Vittoriano- the Capitoline HIll of Rome
I pass through the church (this morning with Blondie’s “Call Me” secretly blasting into my ears from my i-pod, creating a bizarre fusion of ancient and modern, as I imagine the religious sculptures dancing and performing a sacred-profane musical), and then exit out the side door. Next stop, the lovely cafe hidden at the back of the Monument to Victor Emmanuel. This massive monument gleams white and towers above me. Though many deride it, I love it. It is representative of a crucial point in Italian history: the defeat of rule over Rome by the Papacy, and pays homage to one of the great leaders in this long battle for independence from the rule by the popes.
Cafe behind the Monument of Victor Emmanuel
Next stop: the nearly secret cafe hidden behind the Victor Emmanuel Monument. This place has stunning views and is a good stop for cappuccino or shot of espresso. You can even get a decent salad here for a quick lunch.
View of the Roman Forum
Leaving the cafe I go back down to the Campidoglio and take a look over the Roman Forum. Every day of the year this is an impressive site. To visit it properly you need at least an hour. To see the Palatine Hill the Forum and the Coliseum one needs a minimum of three hours. An you will never forget it!

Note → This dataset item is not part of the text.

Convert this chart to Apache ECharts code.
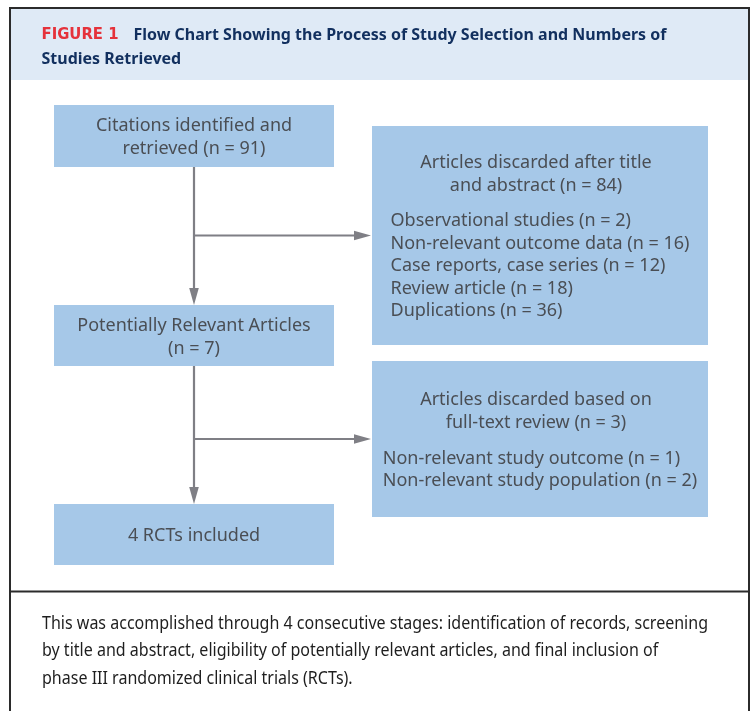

The Via dei Fori Imperiali looking towards the Coliseum
I have nearly made a full circle at this point as I descend to Via dei Fori Imperiali. On both sides there are splendid views- Trajan’s Market on one side and the Roman Forum on the other, and straight ahead the colossal Coliseum.
Living in Rome certainly holds many benefits. Visiting Rome is truly a life- changing experience. No matter how many times you come back there are always a million and one new things to discover!